Course Meeting Times
Lectures: 2 sessions / week, 1.5 hours / session
Recitations: 1 session / week, 1 hour / session
This course covers the algorithmic and machine learning foundations of computational biology combining theory with practice. We cover both foundational topics in computational biology, and current research frontiers. We study fundamental techniques, recent advances in the field, and work directly with current large-scale biological datasets.

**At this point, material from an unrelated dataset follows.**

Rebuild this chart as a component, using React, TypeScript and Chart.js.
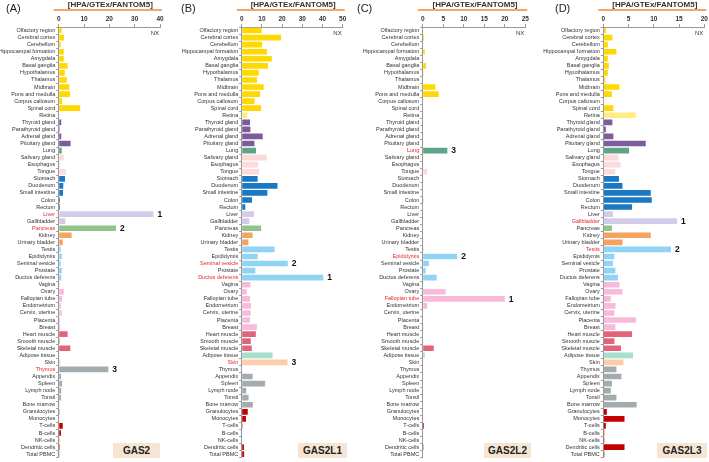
import React, { useEffect, useRef } from 'react';
import { Chart, registerables } from 'chart.js';
Chart.register(...registerables);

const categories = [
  'Olfactory region', 'Cerebral cortex', 'Cerebellum', 'Hippocampal formation', 'Amygdala', 'Basal ganglia',
  'Hypothalamus', 'Thalamus', 'Midbrain', 'Pons and medulla', 'Corpus callosum', 'Spinal cord', 'Retina',
  'Thyroid gland', 'Parathyroid gland', 'Adrenal gland', 'Pituitary gland', 'Lung', 'Salivary gland',
  'Esophagus', 'Tongue', 'Stomach', 'Duodenum', 'Small intestine', 'Colon', 'Rectum', 'Liver', 'Gallbladder',
  'Pancreas', 'Kidney', 'Urinary bladder', 'Testis', 'Epididymis', 'Seminal vesicle', 'Prostate',
  'Ductus deferens', 'Vagina', 'Ovary', 'Fallopian tube', 'Endometrium', 'Cervix, uterine', 'Placenta',
  'Breast', 'Heart muscle', 'Smooth muscle', 'Skeletal muscle', 'Adipose tissue', 'Skin', 'Thymus',
  'Appendix', 'Spleen', 'Lymph node', 'Tonsil', 'Bone marrow', 'Granulocytes', 'Monocytes', 'T-cells',
  'B-cells', 'NK-cells', 'Dendritic cells', 'Total PBMC',
];

// tissue group of each category (index into groupColors)
const categoryGroups = [
  0, 0, 0, 0, 0, 0, 0, 0, 0, 0, 0, 0, 1,
  2, 2, 2, 2, 3, 4, 4, 4, 5, 5, 5, 5, 5, 6, 6, 7, 8, 8,
  9, 9, 9, 9, 9, 10, 10, 10, 10, 10, 10, 10, 11, 11, 11, 12, 13,
  14, 14, 14, 14, 14, 14, 15, 15, 15, 15, 15, 15, 15,
];
const groupColors = [
  '#FFD800', '#FFEC85', '#7D5C9C', '#5FA488', '#FCDADC', '#1B79C3', '#D3CCE8', '#8FC58A',
  '#F6A35F', '#90D3F4', '#F8BADB', '#E0657A', '#A6DFCC', '#FECBAB', '#A4ABAE', '#C20000',
];

const gas2 = [
  1.2, 2.1, 0.8, 2.0, 2.0, 3.5, 2.4, 3.2, 4.2, 4.5, 1.3, 8.5, 0.1,
  1.0, 0.4, 1.0, 4.7, 1.2, 2.0, 0.6, 2.8, 2.5, 1.8, 1.7, 0.5, 0.5, 37.4, 2.6,
  22.6, 5.1, 1.6, 0.8, 1.2, 0.8, 1.2, 1.0, 0.4, 2.0, 1.3, 0.8, 1.2, 0.5,
  0.6, 3.5, 0.4, 4.6, 0.3, 0.6, 19.6, 0.9, 1.3, 1.0, 0.9, 0.3, 0.3, 0, 1.6,
  0.9, 0.1, 0.4, 0.1,
];
const gas2l1 = [
  9.9, 19.5, 10.1, 12.5, 14.9, 13.0, 8.4, 7.6, 10.9, 9.1, 6.3, 9.6, 2.8,
  4.1, 4.3, 10.4, 6.3, 7.1, 12.4, 8.1, 8.7, 7.9, 17.7, 12.7, 5.1, 1.8, 6.1, 3.8,
  9.6, 5.4, 3.3, 16.3, 7.9, 22.8, 6.8, 40.4, 4.3, 2.5, 4.1, 4.6, 4.4, 4.1,
  7.5, 7.0, 4.5, 5.0, 15.3, 22.7, 0, 5.4, 11.6, 2.2, 3.4, 5.5, 3.0, 2.1, 0.4,
  0, 0, 1.1, 1.2,
];
const gas2l2 = [
  0, 0.3, 0, 0.5, 0, 0.8, 0.2, 0, 3.1, 3.9, 0, 0, 0,
  0, 0, 0, 0, 6.0, 0, 0, 1.1, 0, 0, 0, 0.15, 0, 0, 0,
  0, 0, 0, 0.2, 8.4, 1.5, 0.7, 3.4, 0, 5.6, 20.0, 1.1, 0, 0,
  0.2, 0, 0, 2.7, 0.5, 0.15, 0, 0, 0, 0, 0, 0, 0, 0, 0.3,
  0, 0, 0.2, 0,
];
const gas2l3 = [
  0.5, 1.8, 0.9, 2.6, 0.9, 1.1, 0.9, 0.4, 3.2, 1.7, 0.05, 2.0, 6.5,
  1.8, 0.5, 2.0, 8.4, 5.1, 3.0, 3.4, 2.4, 3.1, 3.8, 9.4, 9.6, 5.7, 1.9, 14.6,
  1.7, 9.4, 3.8, 13.4, 2.2, 1.9, 2.4, 2.9, 3.2, 3.8, 1.5, 2.4, 2.2, 6.5,
  2.4, 5.7, 2.2, 3.5, 5.9, 4.0, 2.6, 3.6, 1.7, 1.5, 2.6, 6.6, 0.7, 4.2, 0.5,
  0.2, 0.2, 4.2, 0.2,
];

const genes = ['GAS2', 'GAS2L1', 'GAS2L2', 'GAS2L3'];
const panelLetters = ['(A)', '(B)', '(C)', '(D)'];
const axisMax = [40, 50, 25, 20];
const axisStep = [10, 10, 5, 5];
const highlightTissues = [
  ['Liver', 'Pancreas', 'Thymus'],
  ['Ductus deferens', 'Seminal vesicle', 'Skin'],
  ['Fallopian tube', 'Epididymis', 'Lung'],
  ['Gallbladder', 'Testis'],
];
const headerText = '[HPA/GTEx/FANTOM5]';
const seriesList = [gas2, gas2l1, gas2l2, gas2l3];

const FONT = '"Liberation Sans", Arial, Helvetica, sans-serif';
const H = 462;

type PanelProps = {
  idx: number;
  left: number;
  width: number;
  chartLeft: number;
  chartRight: number;
  boxLeft: number;
  boxWidth: number;
  letterLeft: number;
};

function Panel(p: PanelProps) {
  const ref = useRef<HTMLCanvasElement | null>(null);
  useEffect(() => {
    const values = seriesList[p.idx];
    const hl = highlightTissues[p.idx];
    const overlay = {
      id: 'overlay',
      afterDraw(chart: any) {
        const ctx = chart.ctx;
        const ca = chart.chartArea;
        ctx.save();
        // header line + text
        ctx.strokeStyle = '#F5A46C';
        ctx.lineWidth = 2.2;
        ctx.beginPath();
        ctx.moveTo(ca.left - 5, 10);
        ctx.lineTo(ca.right + 2, 10);
        ctx.stroke();
        ctx.fillStyle = '#333';
        ctx.font = `bold 8px ${FONT}`;
        ctx.textAlign = 'center';
        ctx.textBaseline = 'middle';
        ctx.fillText(headerText, (ca.left + ca.right) / 2 + 1, 4.5);
        // NX
        ctx.font = `6px ${FONT}`;
        ctx.textAlign = 'right';
        ctx.fillStyle = '#333';
        ctx.fillText('NX', ca.right - 1, 33);
        // rank labels
        const meta = chart.getDatasetMeta(0);
        ctx.font = `bold 8.5px ${FONT}`;
        ctx.textAlign = 'left';
        ctx.fillStyle = '#111';
        hl.forEach((t, r) => {
          const i = categories.indexOf(t);
          const el = meta.data[i];
          ctx.fillText(String(r + 1), el.x + 4, el.y + 0.5);
        });
        ctx.restore();
      },
    };
    const chart = new Chart(ref.current as HTMLCanvasElement, {
      type: 'bar',
      data: {
        labels: categories,
        datasets: [
          {
            data: values,
            backgroundColor: categoryGroups.map((g) => groupColors[g]),
            barPercentage: 0.8,
            categoryPercentage: 1,
          },
        ],
      },
      options: {
        indexAxis: 'y',
        responsive: false,
        maintainAspectRatio: false,
        animation: false,
        layout: { padding: { left: 0, right: p.width - p.chartRight, top: 0, bottom: 1.5 } },
        plugins: { legend: { display: false }, tooltip: { enabled: false }, title: { display: false } },
        scales: {
          x: {
            position: 'top',
            min: 0,
            max: axisMax[p.idx],
            ticks: {
              stepSize: axisStep[p.idx],
              font: { family: FONT, size: 6.5, weight: 'bold' },
              color: '#333',
              padding: 1,
              maxRotation: 0,
            },
            grid: { drawOnChartArea: false, tickLength: 3, color: '#999' },
            border: { color: '#999', width: 1 },
            afterFit: (s: any) => {
              s.height = 27;
            },
          },
          y: {
            ticks: {
              autoSkip: false,
              font: { family: FONT, size: 5.5 },
              color: (c: any) => (hl.includes(categories[c.index]) ? '#E8262A' : '#333'),
              padding: 1,
            },
            grid: { drawOnChartArea: false, tickLength: 2.5, color: '#999' },
            border: { color: '#999', width: 1 },
            afterFit: (s: any) => {
              s.width = p.chartLeft;
            },
          },
        },
      },
      plugins: [overlay],
    } as any);
    return () => chart.destroy();
  }, []);
  return (
    <div style={{ position: 'absolute', left: p.left, top: 0, width: p.width, height: H }}>
      <canvas ref={ref} width={p.width} height={H} style={{ width: p.width, height: H, display: 'block' }} />
      <div
        style={{
          position: 'absolute',
          left: p.letterLeft,
          top: 2,
          fontFamily: FONT,
          fontSize: 11,
          color: '#222',
          lineHeight: '12px',
        }}
      >
        {panelLetters[p.idx]}
      </div>
      <div
        style={{
          position: 'absolute',
          left: p.boxLeft,
          top: 443,
          width: p.boxWidth,
          height: 15,
          background: '#F7E5D3',
          fontFamily: FONT,
          fontWeight: 'bold',
          fontSize: 10,
          lineHeight: '15px',
          textAlign: 'center',
          color: '#222',
        }}
      >
        {genes[p.idx]}
      </div>
    </div>
  );
}

export default function App() {
  return (
    <div style={{ position: 'fixed', left: 0, top: 0, width: 709, height: H, background: '#fff', overflow: 'hidden' }}>
      <Panel idx={0} left={0} width={177} chartLeft={58.7} chartRight={160} boxLeft={113} boxWidth={47} letterLeft={6} />
      <Panel idx={1} left={177} width={178} chartLeft={64.7} chartRight={165.7} boxLeft={121} boxWidth={49} letterLeft={4} />
      <Panel idx={2} left={355} width={178} chartLeft={67.7} chartRight={170.3} boxLeft={129} boxWidth={47} letterLeft={2} />
      <Panel idx={3} left={533} width={176} chartLeft={70.3} chartRight={171.3} boxLeft={124} boxWidth={50} letterLeft={22} />
    </div>
  );
}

Genomes: Biological sequence analysis, hidden Markov models, gene finding, comparative genomics, RNA structure, sequence alignment, hashing
Networks: Gene expression, clustering / classification, EM / Gibbs sampling, motifs, Bayesian networks, microRNAs, regulatory genomics, epigenomics
Evolution: Gene / species trees, phylogenomics, coalescent, personal genomics, population genomics, human ancestry, recent selection, disease mapping
In addition to the technical material in the course, the term project provides practical experience doing these things:
- Writing an National Institutes of Health (NIH)-style research proposal
- Reviewing peer proposals
- Planning and carrying out independent research
- Presenting research results orally in a conference setting
- Writing results in a journal-style scientific paper
There will be five problem sets during the semester, each including 3–5 problems for all students and a lab problem which is optional for undergraduate students. The problem sets will include both theoretical and programming problems. For programming problems, we provide skeleton code in Python, but you are welcome to write solutions in any language.
There will be one quiz, in class, which will cover all material covered up to that point. There will be no final exam. The quiz will include true / false questions, short answer questions, practical problems using algorithms covered in class, and one or two problems extending ideas seen in class.
Students will work on a final project with deliverables due at several milestones during the term as marked on the course schedule. The first part of the term will be spent identifying a topic relevant to the course materials, planning the project, writing an NIH-style proposal, and reviewing the proposals of your peers. The second part of the term will be focused on completing the project, writing the report, and presenting the results. Details of what is expected by each milestone will be posted on the course website.
You may either work alone or with one partner; however, teams and graduate students will be expected to undertake more ambitious projects. Part of the final project grade will depend on the challenge and originality of your project.
We anticipate projects of a few types:
- Identify a biological problem, gather relevant datasets, design and implement new algorithms, apply the methods, and interpret the results.
- Rigorously compare several algorithms which solve the same biological problem in terms of their performance and the quality of their outputs on synthetic and real data sets.
Each student will contribute to the scribe notes, which are chapters of the course textbook. Several students may be assigned to work together on a single lecture / chapter depending on course enrollment. As a scribe, you are expected to do the following:
- Before the lecture, familiarize yourself with the materials.
- During the lecture take note of ideas covered in lecture which are missing or explained poorly in the text, questions asked in lecture which are not answered in the text, digressions from the lecture material which are worth elaborating on, figures / illustrations which are confusing or missing important elements, etc.
- After the lecture, edit the text to address the points you identify.
The course textbook is the compiled scribe notes. The entire course textbook is available in the readings section.
You may also find the following optional texts helpful:
Durbin, Richard, Sean R. Eddy, Anders Krogh, et al. Biological Sequence Analysis: Probabilistic Models of Proteins and Nucleic Acids. Cambridge University Press, 1998.
Jones, Neil C., and Pavel Pevzner. An Introduction to Bioinformatics Algorithms. MIT Press, 2004. ISBN: 9780262101066. [Preview on Google Books ]
Duda, Richard O., Peter E. Hart, and David G. Stork. Pattern Classification. John Wiley & Sons, 2003. ISBN: 9789814126021.
Recitations will be held on Fridays, during which we will both review the lecture material and discuss additional aspects of it. Since there is only one recitation section, we will not be able to accommodate all scheduling conflicts. Therefore, attendance is not mandatory. Material in the recitation notes may appear on the quiz.
You are welcome to collaborate on problem sets and the final project. However:
- You must work independently on each problem before you discuss it with others.
- You must write the solutions on your own.
- You must acknowledge outside sources and collaborators.